Exercise objective:
Restate, exactly and without pictures, the lines from the start of the listing below through the line holding "0.0233, 0.0183, 0.0178, 0.0138, 0.0158, 0.0173, 0.0064]".

Data provided:
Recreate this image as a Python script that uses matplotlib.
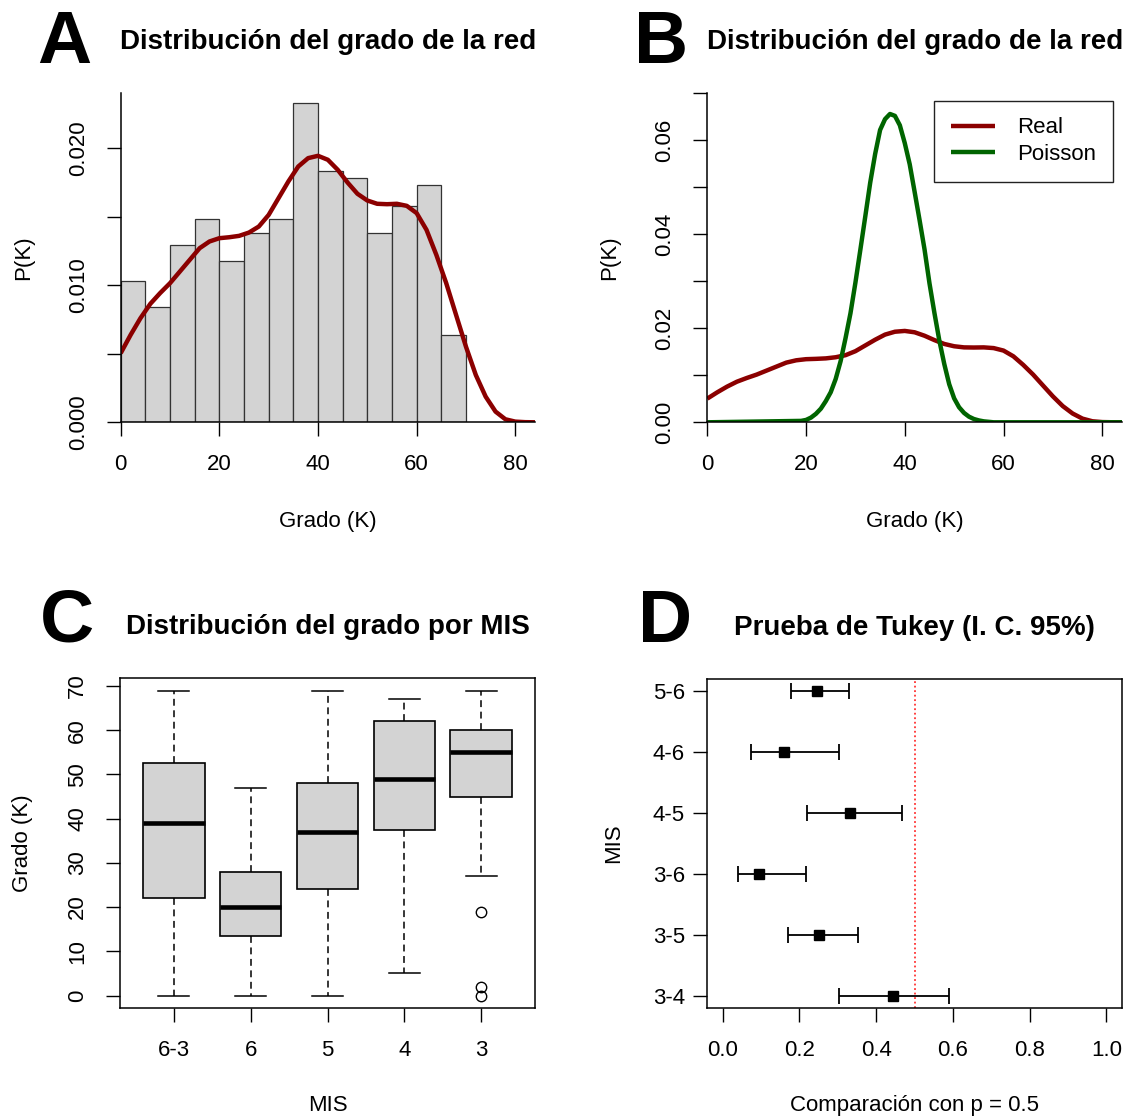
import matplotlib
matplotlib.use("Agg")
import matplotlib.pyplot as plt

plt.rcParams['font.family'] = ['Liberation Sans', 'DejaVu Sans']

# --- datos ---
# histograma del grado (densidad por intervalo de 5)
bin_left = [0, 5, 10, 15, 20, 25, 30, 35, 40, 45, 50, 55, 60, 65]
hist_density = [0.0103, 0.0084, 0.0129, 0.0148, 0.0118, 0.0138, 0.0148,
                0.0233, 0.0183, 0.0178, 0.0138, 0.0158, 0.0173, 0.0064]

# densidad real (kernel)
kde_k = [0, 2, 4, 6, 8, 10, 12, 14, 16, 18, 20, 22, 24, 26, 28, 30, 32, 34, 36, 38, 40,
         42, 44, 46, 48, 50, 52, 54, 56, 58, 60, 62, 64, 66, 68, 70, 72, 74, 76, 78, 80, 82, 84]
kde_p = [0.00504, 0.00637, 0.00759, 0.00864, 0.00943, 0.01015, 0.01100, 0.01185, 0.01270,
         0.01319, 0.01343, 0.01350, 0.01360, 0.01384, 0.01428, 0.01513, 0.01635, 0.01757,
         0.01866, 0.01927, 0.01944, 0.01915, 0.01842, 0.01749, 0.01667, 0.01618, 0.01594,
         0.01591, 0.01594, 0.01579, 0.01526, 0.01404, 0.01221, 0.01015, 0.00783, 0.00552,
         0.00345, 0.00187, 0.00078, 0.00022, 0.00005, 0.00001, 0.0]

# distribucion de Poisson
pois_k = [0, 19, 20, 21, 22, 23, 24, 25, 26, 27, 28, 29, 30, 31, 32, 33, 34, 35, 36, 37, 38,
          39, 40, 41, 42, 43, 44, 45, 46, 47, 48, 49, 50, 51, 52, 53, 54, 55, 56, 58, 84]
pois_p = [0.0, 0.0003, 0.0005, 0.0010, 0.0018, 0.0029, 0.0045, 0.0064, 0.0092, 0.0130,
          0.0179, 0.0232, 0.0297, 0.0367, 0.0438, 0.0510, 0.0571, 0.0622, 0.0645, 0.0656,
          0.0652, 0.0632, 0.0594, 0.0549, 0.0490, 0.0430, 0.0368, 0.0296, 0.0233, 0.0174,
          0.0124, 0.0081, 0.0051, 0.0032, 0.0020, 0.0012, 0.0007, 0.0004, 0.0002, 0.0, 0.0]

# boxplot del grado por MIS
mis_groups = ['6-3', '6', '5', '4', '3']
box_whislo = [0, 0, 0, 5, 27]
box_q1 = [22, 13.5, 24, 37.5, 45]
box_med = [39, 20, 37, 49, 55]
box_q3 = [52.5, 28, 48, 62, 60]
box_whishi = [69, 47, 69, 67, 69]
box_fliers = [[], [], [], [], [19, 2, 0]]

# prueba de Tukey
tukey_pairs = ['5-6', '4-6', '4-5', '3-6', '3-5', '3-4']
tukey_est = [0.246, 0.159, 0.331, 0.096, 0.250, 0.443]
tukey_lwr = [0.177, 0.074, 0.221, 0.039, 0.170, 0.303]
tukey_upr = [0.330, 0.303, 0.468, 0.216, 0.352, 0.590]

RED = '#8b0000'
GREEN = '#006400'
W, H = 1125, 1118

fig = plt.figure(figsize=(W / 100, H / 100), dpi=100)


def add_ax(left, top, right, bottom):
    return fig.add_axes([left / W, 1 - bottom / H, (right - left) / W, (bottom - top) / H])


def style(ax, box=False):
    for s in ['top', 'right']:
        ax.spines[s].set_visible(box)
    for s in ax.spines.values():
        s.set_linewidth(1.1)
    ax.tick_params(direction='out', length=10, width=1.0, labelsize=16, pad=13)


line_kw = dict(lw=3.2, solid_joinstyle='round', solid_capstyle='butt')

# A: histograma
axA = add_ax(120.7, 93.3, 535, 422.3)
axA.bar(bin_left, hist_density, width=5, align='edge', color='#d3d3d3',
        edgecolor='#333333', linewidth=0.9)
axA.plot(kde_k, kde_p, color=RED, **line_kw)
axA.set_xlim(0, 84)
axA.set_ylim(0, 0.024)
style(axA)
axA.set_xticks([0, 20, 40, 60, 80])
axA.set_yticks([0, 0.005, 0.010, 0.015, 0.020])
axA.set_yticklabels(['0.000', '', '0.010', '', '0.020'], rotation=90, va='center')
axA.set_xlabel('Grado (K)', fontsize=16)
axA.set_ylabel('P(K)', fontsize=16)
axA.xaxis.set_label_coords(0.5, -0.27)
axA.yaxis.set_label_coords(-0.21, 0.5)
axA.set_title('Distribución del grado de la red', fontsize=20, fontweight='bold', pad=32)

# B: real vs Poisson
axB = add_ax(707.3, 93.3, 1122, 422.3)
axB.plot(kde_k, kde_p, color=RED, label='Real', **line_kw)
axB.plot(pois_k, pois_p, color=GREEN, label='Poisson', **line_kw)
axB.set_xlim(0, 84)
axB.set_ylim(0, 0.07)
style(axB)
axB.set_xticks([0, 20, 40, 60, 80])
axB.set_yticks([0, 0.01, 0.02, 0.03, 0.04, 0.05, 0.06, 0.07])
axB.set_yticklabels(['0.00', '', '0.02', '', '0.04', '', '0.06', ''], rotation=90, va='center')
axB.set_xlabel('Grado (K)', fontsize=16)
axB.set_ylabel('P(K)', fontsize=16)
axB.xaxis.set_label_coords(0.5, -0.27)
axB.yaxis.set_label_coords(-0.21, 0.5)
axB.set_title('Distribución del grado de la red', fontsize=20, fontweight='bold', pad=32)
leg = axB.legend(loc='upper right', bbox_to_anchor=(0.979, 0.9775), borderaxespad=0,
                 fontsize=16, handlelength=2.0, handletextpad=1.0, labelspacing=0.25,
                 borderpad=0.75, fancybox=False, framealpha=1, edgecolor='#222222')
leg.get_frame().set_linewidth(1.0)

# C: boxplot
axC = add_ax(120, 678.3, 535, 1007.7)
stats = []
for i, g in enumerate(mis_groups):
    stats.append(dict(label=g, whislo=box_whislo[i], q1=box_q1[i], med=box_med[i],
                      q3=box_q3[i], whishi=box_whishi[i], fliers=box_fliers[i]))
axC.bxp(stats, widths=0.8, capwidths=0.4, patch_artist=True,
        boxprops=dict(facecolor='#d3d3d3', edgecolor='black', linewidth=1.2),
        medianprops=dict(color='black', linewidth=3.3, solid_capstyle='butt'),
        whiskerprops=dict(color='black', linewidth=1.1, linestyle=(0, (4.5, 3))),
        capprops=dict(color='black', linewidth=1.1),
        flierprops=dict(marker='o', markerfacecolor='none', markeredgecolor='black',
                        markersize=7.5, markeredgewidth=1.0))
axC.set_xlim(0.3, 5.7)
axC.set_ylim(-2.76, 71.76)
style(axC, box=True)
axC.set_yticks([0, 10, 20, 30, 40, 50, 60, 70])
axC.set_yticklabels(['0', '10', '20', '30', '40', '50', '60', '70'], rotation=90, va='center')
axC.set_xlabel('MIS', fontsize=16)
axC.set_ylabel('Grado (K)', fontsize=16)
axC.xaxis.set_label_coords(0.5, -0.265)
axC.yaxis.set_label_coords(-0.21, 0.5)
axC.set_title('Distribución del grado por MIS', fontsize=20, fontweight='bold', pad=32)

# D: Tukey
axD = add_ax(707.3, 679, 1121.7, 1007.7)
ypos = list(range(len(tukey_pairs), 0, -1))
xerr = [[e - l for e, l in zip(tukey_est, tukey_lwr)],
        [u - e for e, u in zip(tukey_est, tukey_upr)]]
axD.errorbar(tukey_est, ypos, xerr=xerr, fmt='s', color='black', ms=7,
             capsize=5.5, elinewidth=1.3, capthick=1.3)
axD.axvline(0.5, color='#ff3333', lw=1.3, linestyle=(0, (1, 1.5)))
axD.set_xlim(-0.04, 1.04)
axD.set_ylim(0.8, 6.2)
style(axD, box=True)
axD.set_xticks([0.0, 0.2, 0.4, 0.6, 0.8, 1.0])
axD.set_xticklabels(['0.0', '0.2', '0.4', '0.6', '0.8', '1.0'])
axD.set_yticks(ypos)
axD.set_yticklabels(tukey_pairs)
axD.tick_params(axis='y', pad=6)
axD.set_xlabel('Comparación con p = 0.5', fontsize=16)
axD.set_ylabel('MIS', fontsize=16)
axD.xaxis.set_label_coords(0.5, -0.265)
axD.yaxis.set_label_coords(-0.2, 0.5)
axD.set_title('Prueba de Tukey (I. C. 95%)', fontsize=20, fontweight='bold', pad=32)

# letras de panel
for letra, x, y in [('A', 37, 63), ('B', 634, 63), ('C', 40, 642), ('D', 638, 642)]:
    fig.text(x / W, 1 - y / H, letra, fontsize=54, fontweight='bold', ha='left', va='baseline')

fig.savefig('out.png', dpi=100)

Solution to the problem:
Recreate this image as a Python script that uses matplotlib.
import matplotlib
matplotlib.use("Agg")
import matplotlib.pyplot as plt

plt.rcParams['font.family'] = ['Liberation Sans', 'DejaVu Sans']

# --- datos ---
# histograma del grado (densidad por intervalo de 5)
bin_left = [0, 5, 10, 15, 20, 25, 30, 35, 40, 45, 50, 55, 60, 65]
hist_density = [0.0103, 0.0084, 0.0129, 0.0148, 0.0118, 0.0138, 0.0148,
                0.0233, 0.0183, 0.0178, 0.0138, 0.0158, 0.0173, 0.0064]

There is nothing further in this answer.